Preparémonos para la Santa Misa como si el Señor nos hubiera invitado personalmente a aquella última pascua que comió con sus más íntimos. Cada día hemos de oír en nuestro corazón, como dirigidas únicamente a nosotros, aquellas palabras del Señor: Desiderio desideravi hoc Pascua manducare vobiscum…, he deseado ardientemente comer esta pascua con vosotros16. Es mucho el deseo de Jesús, son muchas las gracias que nos prepara.
Se cuenta de San Juan de Ávila que recibió la noticia de la muerte de un sacerdote que acababa de ordenarse, y preguntó enseguida si había celebrado alguna Misa; le respondieron que solo había podido hacerlo una vez. Y se dice que el santo comentó: “De mucho tendrá que dar cuenta a Dios”. Pensemos hoy en este rato de oración cómo celebramos o cómo participamos en el Santo Sacrificio del Altar; cómo son los deseos, la preparación, el empeño por evitar que otros asuntos ocupen la mente, los actos de fe y de amor en ese tiempo, siempre corto, que dura la Santa Misa y la acción de gracias de la Comunión.
Si, con la ayuda de la gracia, nos empeñamos, la Santa Misa será el centro al que se referirán todas las prácticas de piedad, los deberes familiares y sociales, el trabajo, el apostolado…; se convertirá también en la fuente donde recobraremos las fuerzas todos los días para ir adelante; la cumbre hacia la que dirigimos nuestros pasos, nuestras obras, los afanes apostólicos, los deseos más íntimos del alma; será también el corazón donde aprendemos a amar a los demás, con sus defectos, parecidos a los nuestros, y con sus facetas menos agradables. Si cada día logramos amar un poco más la Santa Misa, podremos decir al Señor después de la acción de gracias de la Comunión: “me alejo de Ti por un poco, Señor Jesús, pero no me voy sin Ti, que eres el consuelo, la felicidad y todo el bien de mi alma (…). Cuanto en adelante haga, lo haré en Ti y por Ti, y nada será objeto de mis palabras y acciones internas y externas salvo Tú, mi amor…”17.
1 Primera lectura. Año I. Ex 12,1-14. — 2 1 Cor 5, 7-8. — 3 Cfr. Santo Tomás, Suma Teológica, 3, q. 73, a. 6. — 4 Misal Romano, Prefacio pascual I. — 5 Cfr. Sagrada Biblia, Epístolas de San Pablo a los Corintios, EUNSA, Pamplona 1986, in loc. — 6 San Juan Crisóstomo, Homilías sobre la 1.ª Epístola a los Corintios, 5, 7-8. — 7 Cfr.

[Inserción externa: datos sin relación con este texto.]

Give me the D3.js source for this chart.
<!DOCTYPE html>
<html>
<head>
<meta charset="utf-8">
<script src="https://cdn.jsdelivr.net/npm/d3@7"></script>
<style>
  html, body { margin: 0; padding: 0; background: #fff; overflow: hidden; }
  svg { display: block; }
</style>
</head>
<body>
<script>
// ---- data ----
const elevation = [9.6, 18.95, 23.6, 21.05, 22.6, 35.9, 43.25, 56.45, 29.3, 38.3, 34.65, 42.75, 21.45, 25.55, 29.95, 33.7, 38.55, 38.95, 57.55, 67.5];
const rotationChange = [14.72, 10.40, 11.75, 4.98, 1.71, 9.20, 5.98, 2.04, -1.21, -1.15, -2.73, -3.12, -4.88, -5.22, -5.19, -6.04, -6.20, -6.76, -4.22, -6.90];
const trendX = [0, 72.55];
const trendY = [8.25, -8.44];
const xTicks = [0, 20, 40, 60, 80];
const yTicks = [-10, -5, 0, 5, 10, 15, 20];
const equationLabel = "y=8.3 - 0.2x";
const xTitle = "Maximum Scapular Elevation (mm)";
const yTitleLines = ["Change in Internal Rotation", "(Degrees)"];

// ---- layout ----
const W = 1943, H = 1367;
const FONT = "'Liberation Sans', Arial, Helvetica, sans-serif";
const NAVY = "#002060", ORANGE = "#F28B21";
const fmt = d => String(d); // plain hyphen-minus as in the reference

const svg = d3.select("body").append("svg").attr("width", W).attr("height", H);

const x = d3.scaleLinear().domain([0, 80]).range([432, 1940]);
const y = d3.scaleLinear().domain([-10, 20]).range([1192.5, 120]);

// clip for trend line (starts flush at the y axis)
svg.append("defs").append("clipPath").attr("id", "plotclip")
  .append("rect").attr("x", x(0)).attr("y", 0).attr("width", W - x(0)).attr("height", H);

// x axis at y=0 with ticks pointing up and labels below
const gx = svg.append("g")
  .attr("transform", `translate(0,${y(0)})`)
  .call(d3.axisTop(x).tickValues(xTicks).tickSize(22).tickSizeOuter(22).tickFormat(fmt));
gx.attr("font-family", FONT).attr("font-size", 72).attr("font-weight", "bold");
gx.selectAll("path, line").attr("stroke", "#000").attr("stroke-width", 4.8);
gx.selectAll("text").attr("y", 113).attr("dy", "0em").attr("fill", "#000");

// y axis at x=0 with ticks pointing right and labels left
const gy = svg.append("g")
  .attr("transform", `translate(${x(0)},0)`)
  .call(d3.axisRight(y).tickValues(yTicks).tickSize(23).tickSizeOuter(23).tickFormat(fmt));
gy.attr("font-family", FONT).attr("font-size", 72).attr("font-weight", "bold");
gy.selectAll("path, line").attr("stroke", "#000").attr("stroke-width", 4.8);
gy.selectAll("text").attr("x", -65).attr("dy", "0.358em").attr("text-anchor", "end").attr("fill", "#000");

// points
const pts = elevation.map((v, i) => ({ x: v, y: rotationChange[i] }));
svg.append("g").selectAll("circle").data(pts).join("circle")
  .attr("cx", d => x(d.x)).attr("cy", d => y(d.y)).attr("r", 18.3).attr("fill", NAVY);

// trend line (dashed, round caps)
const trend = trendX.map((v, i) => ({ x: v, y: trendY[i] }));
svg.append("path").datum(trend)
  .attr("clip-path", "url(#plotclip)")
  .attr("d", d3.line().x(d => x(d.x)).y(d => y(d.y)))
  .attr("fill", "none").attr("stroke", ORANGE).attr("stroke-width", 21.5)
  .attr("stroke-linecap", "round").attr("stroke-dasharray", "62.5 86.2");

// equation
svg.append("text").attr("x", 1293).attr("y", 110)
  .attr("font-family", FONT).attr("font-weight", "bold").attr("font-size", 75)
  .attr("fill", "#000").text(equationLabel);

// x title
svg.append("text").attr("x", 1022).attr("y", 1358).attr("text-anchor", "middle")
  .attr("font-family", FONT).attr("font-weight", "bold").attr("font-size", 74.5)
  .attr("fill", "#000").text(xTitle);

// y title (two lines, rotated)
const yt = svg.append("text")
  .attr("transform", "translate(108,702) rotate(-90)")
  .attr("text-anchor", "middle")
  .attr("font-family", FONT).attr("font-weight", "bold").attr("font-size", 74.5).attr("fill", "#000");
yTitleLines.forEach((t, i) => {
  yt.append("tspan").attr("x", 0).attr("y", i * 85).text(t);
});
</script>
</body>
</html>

Jn 2, 13-23; 6, 4; 11, 55; 12, 1. — 8 Cfr. Lc 22, 15. — 9 San Juan Crisóstomo, Sobre la traición de Judas, 1, 4. — 10 Ex 12, 27. — 11 San Efrén, Himno 3. — 12 Cfr. 1 Cor 11, 24-25; Lc 22, 19. — 13 Card. J. Bona, El sacrificio de la Misa, Rialp, Madrid 1963, pp. 164-165. — 14 Cfr. Ch. Journet, La Misa, p. 89. — 15 San Josemaría Escrivá, Forja, n. 69. — 16 Cfr. Lc 22, 15. — 17 Card. J. Bona, o. c., p. 176.